**BRIEF:**
List each line in which the string "this" appears.

**ENTRIES:**
"""
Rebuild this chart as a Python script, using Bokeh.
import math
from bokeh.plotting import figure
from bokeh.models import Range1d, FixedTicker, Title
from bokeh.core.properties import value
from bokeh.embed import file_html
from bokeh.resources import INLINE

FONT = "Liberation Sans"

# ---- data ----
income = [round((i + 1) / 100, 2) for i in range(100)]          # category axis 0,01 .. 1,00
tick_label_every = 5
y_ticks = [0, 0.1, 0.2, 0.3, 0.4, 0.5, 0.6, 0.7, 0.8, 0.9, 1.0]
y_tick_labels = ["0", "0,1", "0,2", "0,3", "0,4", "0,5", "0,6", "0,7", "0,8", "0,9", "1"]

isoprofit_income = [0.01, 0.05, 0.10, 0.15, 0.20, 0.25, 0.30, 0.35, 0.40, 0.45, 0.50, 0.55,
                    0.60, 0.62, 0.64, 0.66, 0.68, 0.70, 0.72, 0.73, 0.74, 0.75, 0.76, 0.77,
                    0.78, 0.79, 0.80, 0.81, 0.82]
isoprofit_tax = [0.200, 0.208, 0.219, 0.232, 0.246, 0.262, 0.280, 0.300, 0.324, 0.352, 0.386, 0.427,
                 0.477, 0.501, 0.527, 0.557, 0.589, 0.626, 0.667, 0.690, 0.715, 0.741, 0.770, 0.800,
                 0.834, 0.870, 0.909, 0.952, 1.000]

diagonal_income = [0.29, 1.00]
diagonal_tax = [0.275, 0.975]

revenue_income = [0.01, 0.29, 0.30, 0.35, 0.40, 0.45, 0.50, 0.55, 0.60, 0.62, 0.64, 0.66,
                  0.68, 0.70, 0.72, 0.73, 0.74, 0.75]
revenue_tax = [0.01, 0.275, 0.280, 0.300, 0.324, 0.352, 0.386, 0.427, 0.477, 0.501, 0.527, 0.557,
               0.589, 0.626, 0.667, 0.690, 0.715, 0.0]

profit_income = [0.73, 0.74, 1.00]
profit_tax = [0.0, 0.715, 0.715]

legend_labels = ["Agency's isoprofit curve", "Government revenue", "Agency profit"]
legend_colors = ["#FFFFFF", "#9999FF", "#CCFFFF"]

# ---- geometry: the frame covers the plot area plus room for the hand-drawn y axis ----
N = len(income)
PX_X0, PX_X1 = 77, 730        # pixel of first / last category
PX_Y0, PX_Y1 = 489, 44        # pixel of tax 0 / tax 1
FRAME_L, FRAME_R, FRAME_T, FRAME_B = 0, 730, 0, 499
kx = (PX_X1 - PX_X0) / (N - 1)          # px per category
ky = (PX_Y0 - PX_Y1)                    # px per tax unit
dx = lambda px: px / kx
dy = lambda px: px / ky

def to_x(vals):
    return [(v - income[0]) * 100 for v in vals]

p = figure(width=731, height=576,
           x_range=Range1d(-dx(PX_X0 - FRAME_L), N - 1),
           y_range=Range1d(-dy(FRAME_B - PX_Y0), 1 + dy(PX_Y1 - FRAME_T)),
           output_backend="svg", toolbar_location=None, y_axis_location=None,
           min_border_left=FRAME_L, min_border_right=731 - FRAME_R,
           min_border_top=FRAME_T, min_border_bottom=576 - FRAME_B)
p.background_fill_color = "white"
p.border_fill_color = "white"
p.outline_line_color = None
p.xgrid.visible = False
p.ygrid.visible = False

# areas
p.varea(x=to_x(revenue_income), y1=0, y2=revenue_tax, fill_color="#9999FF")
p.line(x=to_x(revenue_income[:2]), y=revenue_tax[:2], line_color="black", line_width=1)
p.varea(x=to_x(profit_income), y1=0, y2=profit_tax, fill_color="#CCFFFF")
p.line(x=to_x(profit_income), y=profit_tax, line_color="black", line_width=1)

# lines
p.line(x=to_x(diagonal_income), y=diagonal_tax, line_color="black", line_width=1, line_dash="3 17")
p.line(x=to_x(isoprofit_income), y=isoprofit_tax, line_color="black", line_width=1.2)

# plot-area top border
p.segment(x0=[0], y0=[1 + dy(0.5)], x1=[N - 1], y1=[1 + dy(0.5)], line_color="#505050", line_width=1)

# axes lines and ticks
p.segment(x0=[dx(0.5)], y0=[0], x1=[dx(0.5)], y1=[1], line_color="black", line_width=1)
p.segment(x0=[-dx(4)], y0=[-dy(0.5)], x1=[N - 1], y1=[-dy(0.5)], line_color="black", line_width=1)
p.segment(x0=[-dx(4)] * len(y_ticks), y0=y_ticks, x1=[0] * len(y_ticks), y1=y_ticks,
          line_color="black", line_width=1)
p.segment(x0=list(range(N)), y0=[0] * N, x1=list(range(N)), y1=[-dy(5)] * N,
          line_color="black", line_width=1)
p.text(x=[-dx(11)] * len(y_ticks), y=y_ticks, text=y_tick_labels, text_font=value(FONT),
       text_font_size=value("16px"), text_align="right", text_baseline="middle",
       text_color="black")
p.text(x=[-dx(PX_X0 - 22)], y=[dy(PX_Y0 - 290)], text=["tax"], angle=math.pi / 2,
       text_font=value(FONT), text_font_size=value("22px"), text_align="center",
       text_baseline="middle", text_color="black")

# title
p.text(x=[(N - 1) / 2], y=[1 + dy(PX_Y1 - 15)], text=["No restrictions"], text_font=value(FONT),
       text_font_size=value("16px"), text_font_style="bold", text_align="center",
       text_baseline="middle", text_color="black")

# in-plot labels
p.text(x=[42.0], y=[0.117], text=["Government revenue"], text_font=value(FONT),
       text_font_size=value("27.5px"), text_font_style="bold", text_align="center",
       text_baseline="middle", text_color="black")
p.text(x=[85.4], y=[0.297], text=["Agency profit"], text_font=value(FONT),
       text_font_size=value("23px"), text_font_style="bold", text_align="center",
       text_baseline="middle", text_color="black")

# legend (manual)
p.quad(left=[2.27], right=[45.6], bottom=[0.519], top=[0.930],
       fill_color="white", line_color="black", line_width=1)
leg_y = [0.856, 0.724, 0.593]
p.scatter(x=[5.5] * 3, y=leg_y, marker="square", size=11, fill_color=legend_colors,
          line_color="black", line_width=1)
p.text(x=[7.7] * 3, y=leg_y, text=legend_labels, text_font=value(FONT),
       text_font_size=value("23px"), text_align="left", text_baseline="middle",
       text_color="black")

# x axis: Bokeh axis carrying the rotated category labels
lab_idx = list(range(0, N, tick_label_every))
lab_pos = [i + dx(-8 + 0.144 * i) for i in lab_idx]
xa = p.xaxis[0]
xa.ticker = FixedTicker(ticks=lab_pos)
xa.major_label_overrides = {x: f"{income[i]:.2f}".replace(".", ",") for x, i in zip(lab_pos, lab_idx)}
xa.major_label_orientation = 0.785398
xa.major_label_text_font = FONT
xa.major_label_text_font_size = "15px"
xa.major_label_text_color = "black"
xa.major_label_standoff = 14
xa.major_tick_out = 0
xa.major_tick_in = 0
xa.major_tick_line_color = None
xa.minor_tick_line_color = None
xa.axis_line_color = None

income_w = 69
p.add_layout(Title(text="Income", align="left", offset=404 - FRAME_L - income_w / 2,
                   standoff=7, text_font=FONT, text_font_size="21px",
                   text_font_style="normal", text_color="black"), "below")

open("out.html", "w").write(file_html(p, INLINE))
"""
"""
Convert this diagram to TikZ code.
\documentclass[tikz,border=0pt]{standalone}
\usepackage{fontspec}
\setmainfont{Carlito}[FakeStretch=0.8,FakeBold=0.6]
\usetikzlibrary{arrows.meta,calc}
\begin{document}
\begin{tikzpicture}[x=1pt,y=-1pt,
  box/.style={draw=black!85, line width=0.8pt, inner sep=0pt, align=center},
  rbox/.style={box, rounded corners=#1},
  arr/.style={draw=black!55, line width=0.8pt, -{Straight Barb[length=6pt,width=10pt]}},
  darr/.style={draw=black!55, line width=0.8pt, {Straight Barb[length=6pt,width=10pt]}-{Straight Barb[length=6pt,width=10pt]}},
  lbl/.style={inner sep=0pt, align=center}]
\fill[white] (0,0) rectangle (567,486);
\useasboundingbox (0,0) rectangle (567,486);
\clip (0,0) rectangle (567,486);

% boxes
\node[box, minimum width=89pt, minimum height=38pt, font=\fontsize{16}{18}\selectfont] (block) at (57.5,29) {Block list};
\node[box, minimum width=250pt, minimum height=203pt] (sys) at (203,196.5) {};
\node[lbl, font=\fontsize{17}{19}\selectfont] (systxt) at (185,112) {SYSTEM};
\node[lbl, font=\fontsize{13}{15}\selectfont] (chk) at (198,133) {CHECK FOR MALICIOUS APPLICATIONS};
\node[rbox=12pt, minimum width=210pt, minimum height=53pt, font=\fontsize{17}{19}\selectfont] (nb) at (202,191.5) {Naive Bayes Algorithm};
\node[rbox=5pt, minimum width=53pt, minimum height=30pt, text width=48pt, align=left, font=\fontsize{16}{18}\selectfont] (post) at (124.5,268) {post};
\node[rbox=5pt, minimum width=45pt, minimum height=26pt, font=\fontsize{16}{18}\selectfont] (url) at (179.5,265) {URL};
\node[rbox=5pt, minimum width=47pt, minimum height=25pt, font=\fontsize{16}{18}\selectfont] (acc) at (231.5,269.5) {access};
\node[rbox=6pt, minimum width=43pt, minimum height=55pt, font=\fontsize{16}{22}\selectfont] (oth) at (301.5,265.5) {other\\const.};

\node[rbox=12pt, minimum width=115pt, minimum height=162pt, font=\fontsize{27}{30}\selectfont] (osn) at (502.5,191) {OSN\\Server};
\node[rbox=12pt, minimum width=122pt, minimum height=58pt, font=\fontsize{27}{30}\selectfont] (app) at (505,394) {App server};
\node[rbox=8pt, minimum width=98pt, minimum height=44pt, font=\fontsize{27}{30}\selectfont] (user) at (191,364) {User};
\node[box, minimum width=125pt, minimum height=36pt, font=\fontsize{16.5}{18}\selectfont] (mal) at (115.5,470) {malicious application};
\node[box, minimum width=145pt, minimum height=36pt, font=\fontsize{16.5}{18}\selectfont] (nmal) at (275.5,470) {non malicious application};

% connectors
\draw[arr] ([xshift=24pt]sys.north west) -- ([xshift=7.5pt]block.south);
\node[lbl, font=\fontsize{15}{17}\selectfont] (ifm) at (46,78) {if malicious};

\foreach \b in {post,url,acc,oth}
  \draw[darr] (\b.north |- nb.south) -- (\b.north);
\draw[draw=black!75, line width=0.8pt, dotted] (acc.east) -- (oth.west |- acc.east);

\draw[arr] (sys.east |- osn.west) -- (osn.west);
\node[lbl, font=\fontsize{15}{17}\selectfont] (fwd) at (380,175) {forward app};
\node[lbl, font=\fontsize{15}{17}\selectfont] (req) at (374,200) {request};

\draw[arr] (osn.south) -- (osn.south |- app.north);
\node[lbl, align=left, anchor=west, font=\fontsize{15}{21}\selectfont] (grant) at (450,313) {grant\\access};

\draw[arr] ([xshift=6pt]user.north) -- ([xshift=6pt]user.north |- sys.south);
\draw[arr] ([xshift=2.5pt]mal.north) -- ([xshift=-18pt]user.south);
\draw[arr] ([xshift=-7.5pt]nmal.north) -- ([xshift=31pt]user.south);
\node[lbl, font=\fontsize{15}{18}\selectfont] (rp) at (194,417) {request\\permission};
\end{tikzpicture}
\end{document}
"""
**ANSWER:**
Rebuild this chart as a Python script, using Bokeh.
Convert this diagram to TikZ code.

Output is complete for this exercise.